L’Homme ralenti commence plutôt bien : « Le choc le prend sur sa droite, par surprise, violent et douloureux, comme une décharge électrique, le soulevant de sa bicyclette. En souplesse ! se dit-il tandis qu’il part en vol plané (en vol plané, avec la plus parfaite aisance !) ». Une des réussites du roman tient à la superposition de la voix du narrateur et de la conscience flottante de Paul Eyment, l’accidenté, qui ne manque pas d’ironiser sur son « nouveau corps ». « S’il faut lui donner un nom, c’est le jambon. Le jambon ménage une distance, la distance du mépris ». Le lecteur chemine ainsi au rythme de l’alternance de ces deux voix. Sauf que la vie intérieure de notre anti-héros se réduit le plus souvent à un ressassement pathétique. Car Paul Eyment n’a rien du héros plein de panache : sexagénaire désormais unijambiste, il s’amourache de son auxiliaire de vie croate et rêve d’adopter la fratrie des Jokič pour jouer les pères accomplis et donner un sens à sa vie.

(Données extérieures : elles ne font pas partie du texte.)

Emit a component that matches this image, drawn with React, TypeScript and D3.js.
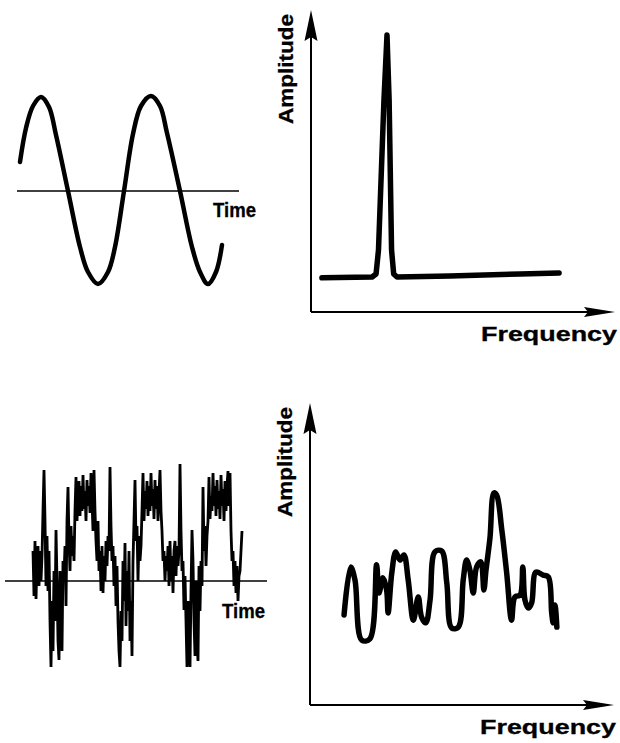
import React from 'react';
import * as d3 from 'd3';

// top-left: pure tone, readings along the time axis
const sineTime = [0, 3, 6.5, 10.5, 14.5, 18, 24, 30, 34, 39, 44, 47.5, 52, 56.5, 60.5, 65.5, 70, 73.5, 80, 86, 90, 94, 98, 101];
const sineAmp = [29, 63, 85, 94, 84, 56, 0, -56, -81, -93, -81, -56, 0, 57, 85, 95, 85, 58, 0, -56, -81, -93, -81, -54];

// bottom-left: noisy signal, one reading per time step
const noiseAmp = [
  30, -15, 40, -18, 20, 35, -5, 30, 0, 25,
  70, 111, 60, -5, 45, -10, 30, -40, -86, -20,
  -70, 10, -40, 51, 0, -60, -79, 10, -30, -70,
  20, 5, 35, -25, 60, 94, 40, 10, 55, 25,
  45, 20, 70, 104, 60, 85, 100, 65, 95, 70,
  106, 72, 90, 60, 101, 75, 95, 68, 108, 80,
  50, 111, 70, 40, 20, 60, 10, 30, -10, 35,
  -12, 25, 0, 40, 15, 45, 30, 114, 55, 20,
  35, -5, 25, -25, 15, -40, -70, -86, -30, -60,
  20, -20, 38, -45, 10, -30, 30, -60, -20, -75,
  20, 60, 101, 40, 55, 0, 45, 20, 35, 70,
  108, 60, 90, 72, 100, 65, 95, 70, 108, 75,
  92, 62, 101, 72, 95, 60, 88, 111, 70, 50,
  20, 30, 0, 25, 10, 35, -5, 40, 0, 25,
  -12, 30, 40, 5, 35, 15, 30, 117, 50, 10,
  20, -29, 5, -40, -86, -20, -70, -86, -10, 51,
  20, -40, -75, 0, -60, -80, 15, -30, 20, -5,
  94, 30, 55, 15, 45, 60, 104, 62, 85, 70,
  108, 75, 95, 65, 101, 72, 90, 62, 106, 75,
  92, 60, 100, 70, 95, 110, 75, 108, 50, 20,
  30, -5, 20, -12, 15, -20, 5, 10, 30, 50,
];

// top-right: single spectral line
const toneFreq = [3.6, 20.1, 21.4, 22.2, 24.0, 25.0, 25.7, 26.5, 27.2, 28.3, 45.7, 68.8, 81.6];
const toneSpec = [11.3, 11.6, 12.6, 20.5, 70.2, 91.7, 70.2, 20.5, 12.6, 11.6, 11.9, 12.6, 12.9];

// bottom-right: broadband spectrum
const noiseFreq = [
  11.2, 13.4, 14.8, 17.0, 19.7, 21.9, 22.7, 24.0, 25.2, 25.7, 26.9, 28.2, 29.6, 30.9, 32.3, 34.0,
  35.6, 36.7, 38.1, 39.5, 41.1, 43.3, 45.0, 46.6, 48.8, 50.4, 51.5, 52.6, 53.7, 54.8, 56.2, 57.2,
  57.9, 59.2, 60.5, 61.4, 63.1, 64.7, 66.3, 67.4, 69.1, 70.0, 70.7, 71.8, 72.9, 74.3, 76.7, 78.4,
  79.5, 80.0, 80.6, 81.2,
];
const noiseSpec = [
  29.8, 45.7, 41.4, 21.5, 21.9, 46.4, 37.1, 42.1, 38.1, 30.5, 43.7, 50.7, 48.0, 49.7, 41.4, 28.1,
  35.8, 29.1, 27.2, 34.8, 50.7, 51.0, 40.4, 25.5, 25.8, 41.4, 48.0, 44.7, 37.1, 45.7, 47.4, 38.1,
  44.7, 55.3, 70.2, 69.5, 57.9, 43.7, 28.1, 35.8, 36.4, 45.7, 34.8, 32.1, 33.8, 44.0, 43.0, 42.4,
  30.5, 27.2, 33.1, 25.8,
];

const timeLabel = 'Time';
const freqLabel = 'Frequency';
const ampLabel = 'Amplitude';

const font = '"Liberation Sans", Arial, Helvetica, sans-serif';

function Spectrum({ ox, oy, freq, amp, curve }: { ox: number; oy: number; freq: number[]; amp: number[]; curve: d3.CurveFactory }) {
  const x = d3.scaleLinear().domain([0, 100]).range([ox, ox + 304]);
  const y = d3.scaleLinear().domain([0, 100]).range([oy, oy - 302]);
  const line = d3.line<number>()
    .x((_, i) => x(freq[i]))
    .y(d => y(d))
    .curve(curve);
  const [x0, x1] = x.range();
  const [y0, y1] = y.range();
  return (
    <g>
      <line x1={x0} y1={y0} x2={x0} y2={y1 + 20} stroke="#000" strokeWidth={2} />
      <line x1={x0} y1={y0} x2={x1 - 20} y2={y0} stroke="#000" strokeWidth={2} />
      <path d={`M${x0},${y1} L${x0 + 6.5},${y1 + 31} L${x0},${y1 + 27} L${x0 - 6.5},${y1 + 31} Z`} fill="#000" />
      <path d={`M${x1},${y0} L${x1 - 31},${y0 + 5} L${x1 - 27},${y0} L${x1 - 31},${y0 - 5} Z`} fill="#000" />
      <path d={line(amp) ?? ''} fill="none" stroke="#000" strokeWidth={5.5} strokeLinejoin="round" strokeLinecap="round" />
      <text x={x1 + 2} y={y0 + 29} textAnchor="end" fontFamily={font} fontWeight="bold" fontSize={19.5}
        stroke="#000" strokeWidth={0.3} textLength={136} lengthAdjust="spacingAndGlyphs">{freqLabel}</text>
      <text transform={`translate(${x0 - 18},${y0 - 188}) rotate(-90)`} fontFamily={font} fontWeight="bold" fontSize={21}
        stroke="#000" strokeWidth={0.3} textLength={110} lengthAdjust="spacingAndGlyphs">{ampLabel}</text>
    </g>
  );
}

export default function App() {
  // top-left sine
  const sx = d3.scaleLinear().domain([-1.5, 109.5]).range([17, 239]);
  const sy = d3.scaleLinear().domain([-100, 100]).range([291, 91]);
  const sineLine = d3.line<number>()
    .x((_, i) => sx(sineTime[i]))
    .y(d => sy(d))
    .curve(d3.curveCatmullRom);

  // bottom-left noise, one time step per pixel
  const nx = d3.scaleLinear().domain([-28, 234]).range([5, 267]);
  const ny = d3.scaleLinear().domain([-100, 100]).range([681, 481]);
  const noiseLine = d3.line<number>()
    .x((_, i) => nx(i))
    .y(d => ny(d));

  return (
    <div style={{ position: 'absolute', left: 0, top: 0 }}>
      <svg width={620} height={743} style={{ display: 'block', background: '#fff' }}>
        <line x1={sx.range()[0]} x2={sx.range()[1]} y1={sy(0)} y2={sy(0)} stroke="#000" strokeWidth={1.6} />
        <path d={sineLine(sineAmp) ?? ''} fill="none" stroke="#000" strokeWidth={4.5} strokeLinecap="round" />
        <text x={213} y={217} fontFamily={font} fontWeight="bold" fontSize={20}
          stroke="#000" strokeWidth={0.3} textLength={43} lengthAdjust="spacingAndGlyphs">{timeLabel}</text>

        <line x1={nx.range()[0]} x2={nx.range()[1]} y1={ny(0)} y2={ny(0)} stroke="#000" strokeWidth={1.6} />
        <path d={noiseLine(noiseAmp) ?? ''} fill="none" stroke="#000" strokeWidth={2.8} strokeLinejoin="bevel" />
        <text x={222} y={618} fontFamily={font} fontWeight="bold" fontSize={20}
          stroke="#000" strokeWidth={0.3} textLength={43} lengthAdjust="spacingAndGlyphs">{timeLabel}</text>

        <Spectrum ox={311} oy={312} freq={toneFreq} amp={toneSpec} curve={d3.curveLinear} />
        <Spectrum ox={310} oy={705} freq={noiseFreq} amp={noiseSpec} curve={d3.curveCatmullRom.alpha(0.5)} />
      </svg>
    </div>
  );
}
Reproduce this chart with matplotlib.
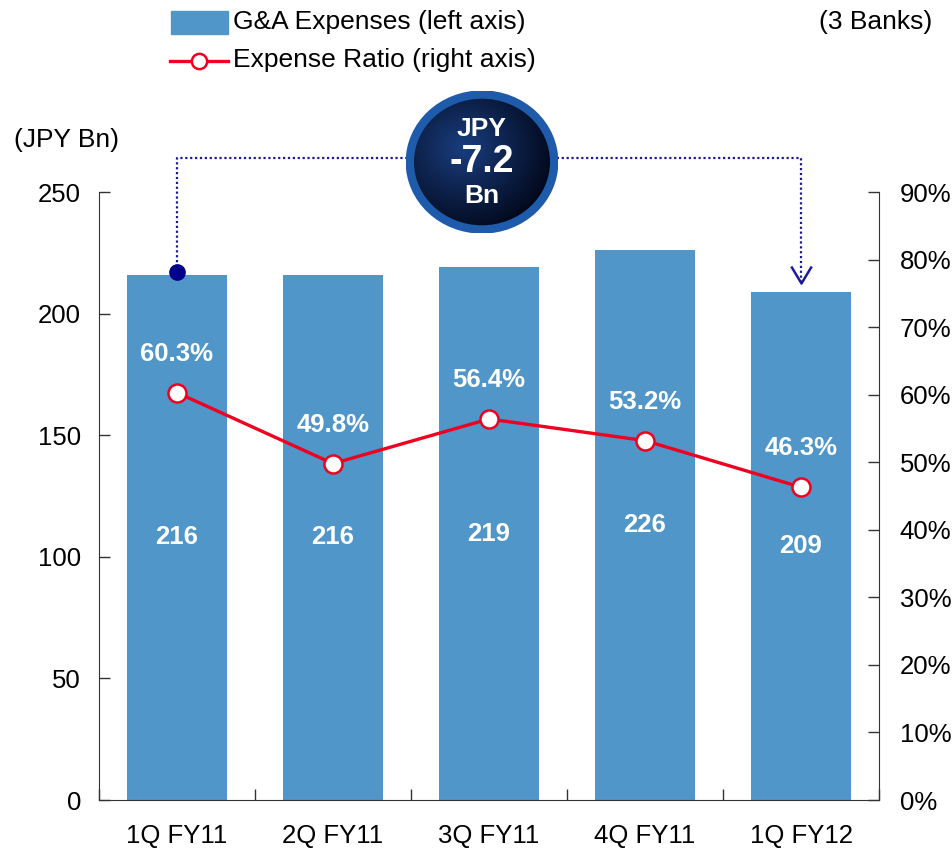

En fait, Paul est surtout un vieux radoteur imbibé de catholicisme douteux et de préjugés misogynes étonnamment rétrogrades, mélange qui accouche de ce genre d’ineptie : « Faite pour la maternité, Marijana. Elle l’aurait aidé à ne pas rester sans progéniture. Marijana pouvait en enfanter six, dix, douze et avoir encore de l’amour à revendre, de l’amour de mère ». Ou encore : « En elle, il commence à voir sinon la beauté, du moins la perfection d’un certain type de femme. Une Force de cheval, pense-t-il en reluquant les solides mollets, les hanches bien tournées qui frémissent quand elle se hausse jusqu’aux étagères du haut. Forte comme une jument« . L’Homme ralenti invente un nouveau créneau : le Harlequin rustique et cul béni.
Le récit des amours d’un vieux schnock libidineux ne suffisant pas à faire un roman haletant, Coetzee a eu une idée géniale : faire débarquer chez lui une vieille romancière à succès, Elizabeth Costello (celle de son précédent roman). Le mieux reste à venir : Costello est télépathe. Un tel don attise toute la curiosité du lecteur : Costello est-elle l’alter ego féminin de Paul, le double de l’auteur, ou un démiurge ? Toujours est-il qu’elle s’évertue à prendre en main le destin de Paul, et décide de lui présenter une jeune femme aveugle dotée d' »un gros derrière quand même, gros et mou. Il est vrai que les aveugles ne sont guère actifs, ne marchent pas, ne courent pas, ne font pas de vélo ». C’est bien connu : les aveugles ont tous un gros cul mou parce qu’il ne font pas de sport. Comme ce détail physique est parfaitement rédhibitoire pour notre unijambiste, Costello finit par lui faire une proposition séduisante : un ménage platonique de petits vieux. L’Homme ralenti collectionne in fine les clichés et s’égare dans une pénible série d’atermoiements. A réserver aux fans de Coetzee. Et encore.